There is no “individualization,” but there is “identification”—albeit with limits. And while an ink fingerprint on a check being cashed at an FDIC-insured bank is a relatively simple comparison, a bloody palmprint on concrete poses many more complex challenges to expert forensic examiners.

The Department of Justice rolled out “uniform language” last week in how federal fingerprints experts should tell juries about what they found in the minutest details of ridge patterns, whorls, scars and even pores. The experts should explain their work, without expressing “scientific certainty” or trying to calculate the incalculable—and that includes avoiding “individualization.”

Such rules have gradually been implemented anyway, according to the International Association for Identification, the largest group representing fingerprint experts.

“There’s nothing earth-shaking in here—it’s something we’ve been doing,” said Bill Schade, biometrics records manager at the Pinellas Sheriff’s Office in Florida, and IAI spokesman, in an interview with Forensic Magazine. “That’s what this is all about: not using ‘trigger words,’ not misleading the jury because they hear the ‘magic word.’ We support that, of course.”

The new rules indicate that examiners can make three conclusions: source identification, inconclusive and source exclusion.

Source identification is an inductive inference, but reaches the probability that two impressions were made by different sources is “negligible.”

An examiner may “not assert a 100 percent level of certainty,” or make any other numerical assertions.

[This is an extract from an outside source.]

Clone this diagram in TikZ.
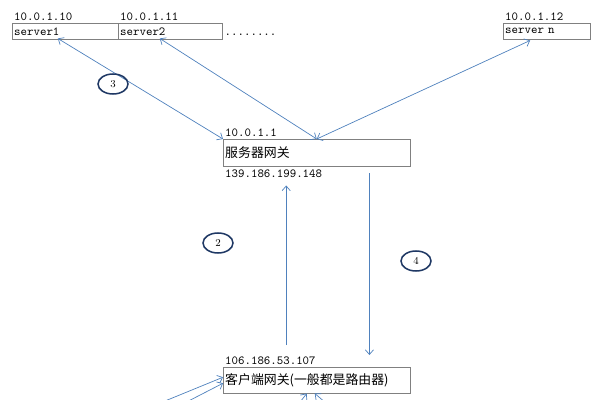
\documentclass[tikz,border=0pt]{standalone}
\usepackage{fontspec}
\newfontfamily\cjk{Noto Sans CJK SC}
\usetikzlibrary{shapes.geometric,calc,arrows.meta}
\definecolor{boxgray}{RGB}{128,128,128}
\definecolor{linkblue}{RGB}{79,129,189}
\definecolor{ringblue}{RGB}{31,56,100}
\newcommand{\cn}[1]{{\cjk\fontsize{11}{13}\selectfont #1}}
\tikzset{
	hostbox/.style={draw=boxgray, anchor=north west, align=left, inner xsep=0.06cm, inner ysep=0pt,
		font=\ttfamily\fontsize{10.5}{12}\selectfont},
	iplabel/.style={inner xsep=0.06cm, inner ysep=2pt, font=\ttfamily\fontsize{10.5}{12}\selectfont},
	link/.style={linkblue, line width=0.6pt},
	ring/.style={ellipse, draw=ringblue, line width=1.3pt, minimum width=0.9cm, minimum height=0.6cm,
		inner sep=0pt, font=\fontsize{9}{10}\selectfont}
}
\begin{document}
\begin{tikzpicture}[x=0.03cm, y=-0.03cm, >={Straight Barb[length=4pt,width=7pt]}]
		\useasboundingbox (0,0) rectangle (599,400);
		\clip (0,0) rectangle (599,400);
		
		%server boxes
		\node[hostbox, text width=3.06cm, minimum height=0.48cm] (s1) at (12,23){server1};
		\node[hostbox, text width=3.00cm, minimum height=0.48cm] (s2) at (118,23){server2};
		\node[hostbox, text width=2.49cm, minimum height=0.48cm] (sn) at (503,23){server n};
		\node[anchor=base west, inner sep=0.06cm, font=\ttfamily\fontsize{10.5}{12}\selectfont] (dots) at (s2.base east){........};
		\node[iplabel, anchor=south west] (s1ip) at (s1.north west){10.0.1.10};
		\node[iplabel, anchor=south west] (s2ip) at (s2.north west){10.0.1.11};
		\node[iplabel, anchor=south west] (snip) at (sn.north west){10.0.1.12};
		
		%gateways
		\node[hostbox, text width=5.49cm, minimum height=0.81cm] (gw) at (223,139){\cn{服务器网关}};
		\node[iplabel, anchor=south west] (gwin) at (gw.north west){10.0.1.1};
		\node[iplabel, anchor=north west, inner ysep=3pt] (gwout) at (gw.south west){139.186.199.148};
		\node[hostbox, text width=5.49cm, minimum height=0.78cm] (cgw) at (223,367){\cn{客户端网关(一般都是路由器)}};
		\node[iplabel, anchor=south west] (cgwip) at (cgw.north west){106.186.53.107};
		
		%links
		\draw[link, <->] ($(s1.south west)!0.43!(s1.south east)+(0,-1)$) -- (gw.north west);
		\draw[link, <->] ($(s2.south west)!0.40!(s2.south east)+(0,-1)$) -- (gw.north);
		\draw[link, <->] ($(sn.south west)!0.31!(sn.south east)+(0,1)$) -- (gw.north);
		\draw[link, ->] ($(cgw.north west)!0.337!(cgw.north east)+(0,-22)$) -- ($(gw.south west)!0.337!(gw.south east)+(0,19)$);
		\draw[link, ->] ($(gw.south west)!0.781!(gw.south east)+(0,7)$) -- ($(cgw.north west)!0.781!(cgw.north east)+(0,-12)$);
		
		%links to the clients (cut off below)
		\coordinate (cl1) at (143,410);
		\coordinate (cl2) at (171,410);
		\coordinate (cb1) at (290,415);
		\coordinate (cb2) at (340,415);
		\draw[link, ->] (cl1) -- ($(cgw.west)+(0,-3)$);
		\draw[link, ->] (cl2) -- ($(cgw.west)+(0,3)$);
		\draw[link, ->] (cb1) -- ($(cgw.south)+(-10,0)$);
		\draw[link, ->] (cb2) -- ($(cgw.south)+(-2,0)$);
		
		%step numbers
		\foreach \n/\x/\y in {3/113/84, 2/218/243, 4/416/261}{
			\node[ring] (step\n) at (\x,\y){\n};
		}
\end{tikzpicture}
\end{document}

That includes avoiding making claims of infallibility, or a “zero-percent error rate.” The quantitative representations to avoid would also include citing the number of comparisons and cases the expert has performed over the course of a career.

As with other recent guidelines in the forensic sciences, the terms “reasonable degree of scientific certainty,” “reasonable scientific certainty” and related paradoxical terminology must be avoided, according to the uniform language.

Schade, a well-known veteran of 46 years in the fingerprint discipline, spoke separate from the IAI statement about his personal take on what he called the “constant evolution” in the discipline. Schade said training was different in the 1970s and 1980s when he was just beginning. The adversarial system meant that experts would put their best prints forward—they would tell juries about the strengths of their comparisons, he added.

Now the importance is of explaining methodology—even if that means explaining to lay persons both the characteristics of Level 2 comparisons like ridge endings and bifurcations, as well as Level 3 features like pores, ridge deviations, breaks and creases.

“Let’s let the jury, and the defense know,” said Schade. “I’m not sure it’s the words—I think you need to explain to the jurors the risky calls, and the confident calls.”

Indeed, latent fingerprint identification was one of the disciplines criticized in a pair of documents that bookended the two terms of the Obama Administration: the 2009 report by the National Academies of Science entitled “Strengthening Forensic Science in the United States: A Path Forward,” as well as the 2016 document issued by the President’s Council of Advisors on Science and Technology, or PCAST. Both reports contended that fingerprints are not sufficiently quantitative in many cases.

However, latent fingerprint identification is one of the disciplines that has proven to be consistently accurate. A critical paper published in 2005 identified 22 fingerprint misattributions internationally over the first century of the use of forensic fingerprint comparisons. Ten of those resulted in convictions that were later overturned. None of those convictions were reached after 2000.

Schade said latent fingerprints have been improving methods, alongside the better tools like imaging and algorithms.

“It’s a constant evolution. It’s getting better—and it’s getting more fair,” Schade added.